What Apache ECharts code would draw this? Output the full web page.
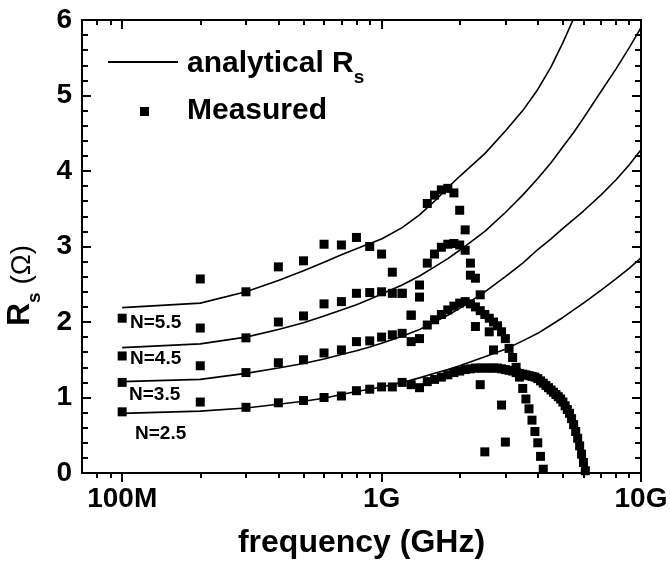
<!DOCTYPE html>
<html><head><meta charset="utf-8">
<script src="https://cdn.jsdelivr.net/npm/echarts@6/dist/echarts.min.js"></script>
<style>html,body{margin:0;padding:0;background:#fff}#c{width:670px;height:565px}</style>
</head><body><div id="c"></div>
<script>
// ---- axis ticks / labels ----
const xMajor = [0.1, 1, 10];
const xMinor = [0.08, 0.09, 0.2, 0.3, 0.4, 0.5, 0.6, 0.7, 0.8, 0.9, 2, 3, 4, 5, 6, 7, 8, 9];
const xTickLabels = ['100M', '1G', '10G'];

// ---- analytical curves (GHz, ohm) ----
const curveFreq = [0.1,0.2,0.3,0.4,0.5,0.6,0.7,0.8,0.9,1,1.2,1.4,1.6,1.8,2,2.5,3,3.5,4,4.5,5,5.5,6,7,8,9,10];
const curveN25 = [0.79,0.82,0.86,0.91,0.95,0.99,1.04,1.08,1.11,1.14,1.20,1.26,1.32,1.37,1.42,1.54,1.64,1.75,1.85,1.96,2.06,2.16,2.25,2.42,2.57,2.71,2.85];
const curveN35 = [1.21,1.24,1.32,1.39,1.45,1.51,1.57,1.62,1.67,1.72,1.81,1.90,2.00,2.09,2.18,2.40,2.60,2.78,2.96,3.10,3.24,3.36,3.47,3.68,3.88,4.08,4.28];
const curveN45 = [1.66,1.71,1.80,1.90,1.99,2.08,2.16,2.23,2.30,2.37,2.49,2.61,2.73,2.84,2.95,3.20,3.45,3.68,3.90,4.11,4.32,4.51,4.70,5.05,5.35,5.63,5.90];
const curveN55 = [2.19,2.25,2.40,2.55,2.68,2.79,2.89,2.97,3.04,3.10,3.25,3.42,3.60,3.78,3.93,4.23,4.53,4.80,5.08,5.38,5.70,6.02,6.35,6.9,7.4,7.9,8.4];

// ---- measured (GHz, ohm) ----
const measFreq = [0.1,0.2,0.3,0.4,0.5,0.6,0.7,0.8,0.9,1.0,
  1.1,1.2,1.3,1.4,1.5,1.6,1.7,1.8,1.9,2.0,2.1,2.2,2.3,2.4,2.5,2.6,2.7,2.8,2.9,3.0,
  3.1,3.2,3.3,3.4,3.5,3.6,3.7,3.8,3.9,4.0,4.1,4.2,4.3,4.4,4.5,4.6,4.7,4.8,4.9,5.0,
  5.1,5.2,5.3,5.4,5.5,5.6,5.7,5.8,5.9,6.0,6.1];
const measN25 = [0.81,0.94,0.87,0.93,0.96,1.00,1.02,1.09,1.11,1.14,
  1.14,1.20,1.17,1.13,1.21,1.24,1.27,1.30,1.33,1.35,1.37,1.38,1.39,1.39,1.39,1.39,1.39,1.39,1.38,1.37,
  1.36,1.35,1.33,1.32,1.31,1.30,1.29,1.28,1.27,1.25,1.22,1.19,1.16,1.13,1.10,1.07,1.04,1.01,0.98,0.94,
  0.89,0.84,0.79,0.72,0.64,0.55,0.46,0.36,0.25,0.14,0.03];
const measN35 = [1.20,1.42,1.33,1.46,1.50,1.59,1.63,1.74,1.75,1.80,
  1.83,1.85,1.74,1.78,1.96,2.03,2.10,2.16,2.21,2.25,2.27,2.24,2.20,2.15,2.10,2.05,2.00,1.95,1.87,1.78,
  1.65,1.53,1.40,1.27,1.12,0.98,0.85,0.70,0.55,0.40,0.22,0.05];
const measN45 = [1.55,1.92,1.79,2.00,2.08,2.24,2.27,2.38,2.39,2.40,
  2.38,2.38,2.09,2.33,2.78,2.90,2.99,3.03,3.04,3.02,2.95,2.78,2.58,2.36,null,1.87,1.63,null,0.90,0.41];
const measN55 = [2.05,2.57,2.40,2.73,2.81,3.03,3.02,3.12,3.00,2.90,
  2.66,2.38,2.09,2.49,3.57,3.68,3.75,3.77,3.71,3.48,3.22,2.62,1.94,1.17,0.28];

const FONT = '"Liberation Sans", Arial, sans-serif';
const BLACK = '#000';

function pairs(xs, ys) {
  const out = [];
  ys.forEach((y, i) => { if (y !== null) out.push([xs[i], y]); });
  return out;
}

const chart = echarts.init(document.getElementById('c'), null, {renderer: 'canvas'});

function xAxisBase(extra) {
  return Object.assign({
    type: 'log', logBase: 10, min: 0.07, max: 10, gridIndex: 0,
    splitLine: {show: false}, minorTick: {show: false}, minorSplitLine: {show: false},
    axisLine: {show: false, onZero: false},
    axisLabel: {show: false}
  }, extra);
}
const tickLine = () => ({color: BLACK, width: 2});

const option = {
  animation: false,
  backgroundColor: '#fff',
  grid: {left: 82, right: 29, top: 20, bottom: 92, containLabel: false, outerBoundsMode: 'none'},
  xAxis: [
    xAxisBase({
      position: 'bottom',
      axisLine: {show: true, onZero: false, lineStyle: {color: BLACK, width: 2}},
      axisTick: {show: true, inside: false, length: 9, customValues: xMajor, lineStyle: tickLine()},
      axisLabel: {show: true, customValues: xMajor, margin: 12, color: BLACK, fontFamily: FONT,
        fontWeight: 'bold', fontSize: 28,
        formatter: v => { const k = Math.round(Math.log10(v)) + 1; return xTickLabels[k] || ''; }},
      name: 'frequency (GHz)', nameLocation: 'middle', nameGap: 54, nameMoveOverlap: false,
      nameTextStyle: {color: BLACK, fontFamily: FONT, fontWeight: 'bold', fontSize: 32}
    }),
    xAxisBase({position: 'bottom',
      axisTick: {show: true, inside: false, length: 5, customValues: xMinor, lineStyle: tickLine()}}),
    xAxisBase({position: 'top',
      axisLine: {show: true, onZero: false, lineStyle: {color: BLACK, width: 2}},
      axisTick: {show: true, inside: true, length: 9, customValues: xMajor, lineStyle: tickLine()}}),
    xAxisBase({position: 'top',
      axisTick: {show: true, inside: true, length: 5, customValues: xMinor, lineStyle: tickLine()}})
  ],
  yAxis: [
    {type: 'value', min: 0, max: 6, interval: 1, position: 'left', gridIndex: 0,
      axisLine: {show: true, onZero: false, lineStyle: {color: BLACK, width: 2}},
      axisTick: {show: true, inside: true, length: 9, lineStyle: tickLine()},
      minorTick: {show: true, splitNumber: 5, length: 6, lineStyle: tickLine()},
      splitLine: {show: false},
      axisLabel: {color: BLACK, fontFamily: FONT, fontWeight: 'bold', fontSize: 28, margin: 10},
      name: '{r|R}{s|s}{o| (Ω)}', nameLocation: 'middle', nameGap: 46, nameRotate: 90, nameMoveOverlap: false,
      nameTextStyle: {color: BLACK, fontFamily: FONT, padding: [0, 78, 0, 0],
        rich: {
          r: {fontFamily: FONT, fontWeight: 'bold', fontSize: 32, color: BLACK, lineHeight: 36, verticalAlign: 'bottom'},
          s: {fontFamily: FONT, fontWeight: 'bold', fontSize: 19, color: BLACK, lineHeight: 36, verticalAlign: 'bottom', padding: [0, 0, -8, 0]},
          o: {fontFamily: FONT, fontWeight: 'normal', fontSize: 28, color: BLACK, lineHeight: 36, verticalAlign: 'bottom'}
        }}
    },
    {type: 'value', min: 0, max: 6, interval: 1, position: 'right', gridIndex: 0,
      axisLine: {show: true, onZero: false, lineStyle: {color: BLACK, width: 2}},
      axisTick: {show: true, inside: true, length: 9, lineStyle: tickLine()},
      minorTick: {show: true, splitNumber: 5, length: 6, lineStyle: tickLine()},
      splitLine: {show: false}, axisLabel: {show: false}
    }
  ],
  series: [
    ...[curveN25, curveN35, curveN45, curveN55].map((arr) => ({
      name: 'analytical', type: 'line', xAxisIndex: 0, yAxisIndex: 0,
      data: pairs(curveFreq, arr), symbol: 'none', smooth: false, clip: true,
      lineStyle: {color: BLACK, width: 1.6}, z: 2
    })),
    ...[measN25, measN35, measN45, measN55].map((arr) => ({
      name: 'Measured', type: 'scatter', xAxisIndex: 0, yAxisIndex: 0,
      data: pairs(measFreq, arr), symbol: 'rect', symbolSize: 9,
      itemStyle: {color: BLACK, opacity: 1}, z: 3
    }))
  ],
  graphic: [
    {type: 'line', shape: {x1: 108, y1: 62, x2: 178, y2: 62}, style: {stroke: BLACK, lineWidth: 2}},
    {type: 'text', x: 187, y: 62, style: {text: '{a|analytical R}{s|s}', textVerticalAlign: 'middle',
      rich: {a: {fontFamily: FONT, fontWeight: 'bold', fontSize: 30, fill: BLACK, lineHeight: 34, verticalAlign: 'bottom'},
             s: {fontFamily: FONT, fontWeight: 'bold', fontSize: 19, fill: BLACK, lineHeight: 34, verticalAlign: 'bottom', padding: [0,0,-8,0]}}}},
    {type: 'rect', shape: {x: 140, y: 107, width: 9, height: 9}, style: {fill: BLACK}},
    {type: 'text', x: 187, y: 111, style: {text: 'Measured', fontFamily: FONT, fontWeight: 'bold', fontSize: 30, fill: BLACK, textVerticalAlign: 'middle'}},
    {type: 'text', x: 130, y: 323, style: {text: 'N=5.5', fontFamily: FONT, fontWeight: 'bold', fontSize: 19, fill: BLACK, textVerticalAlign: 'middle'}},
    {type: 'text', x: 130, y: 359, style: {text: 'N=4.5', fontFamily: FONT, fontWeight: 'bold', fontSize: 19, fill: BLACK, textVerticalAlign: 'middle'}},
    {type: 'text', x: 129, y: 395, style: {text: 'N=3.5', fontFamily: FONT, fontWeight: 'bold', fontSize: 19, fill: BLACK, textVerticalAlign: 'middle'}},
    {type: 'text', x: 135, y: 434, style: {text: 'N=2.5', fontFamily: FONT, fontWeight: 'bold', fontSize: 19, fill: BLACK, textVerticalAlign: 'middle'}}
  ]
};
chart.setOption(option);
</script>
</body></html>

Task directions –
From the first line above through the line containing "const xTickLabels = ['100M', '1G', '10G'];", copy everything exactly, without the pictures.

Solution below –
What Apache ECharts code would draw this? Output the full web page.
<!DOCTYPE html>
<html><head><meta charset="utf-8">
<script src="https://cdn.jsdelivr.net/npm/echarts@6/dist/echarts.min.js"></script>
<style>html,body{margin:0;padding:0;background:#fff}#c{width:670px;height:565px}</style>
</head><body><div id="c"></div>
<script>
// ---- axis ticks / labels ----
const xMajor = [0.1, 1, 10];
const xMinor = [0.08, 0.09, 0.2, 0.3, 0.4, 0.5, 0.6, 0.7, 0.8, 0.9, 2, 3, 4, 5, 6, 7, 8, 9];
const xTickLabels = ['100M', '1G', '10G'];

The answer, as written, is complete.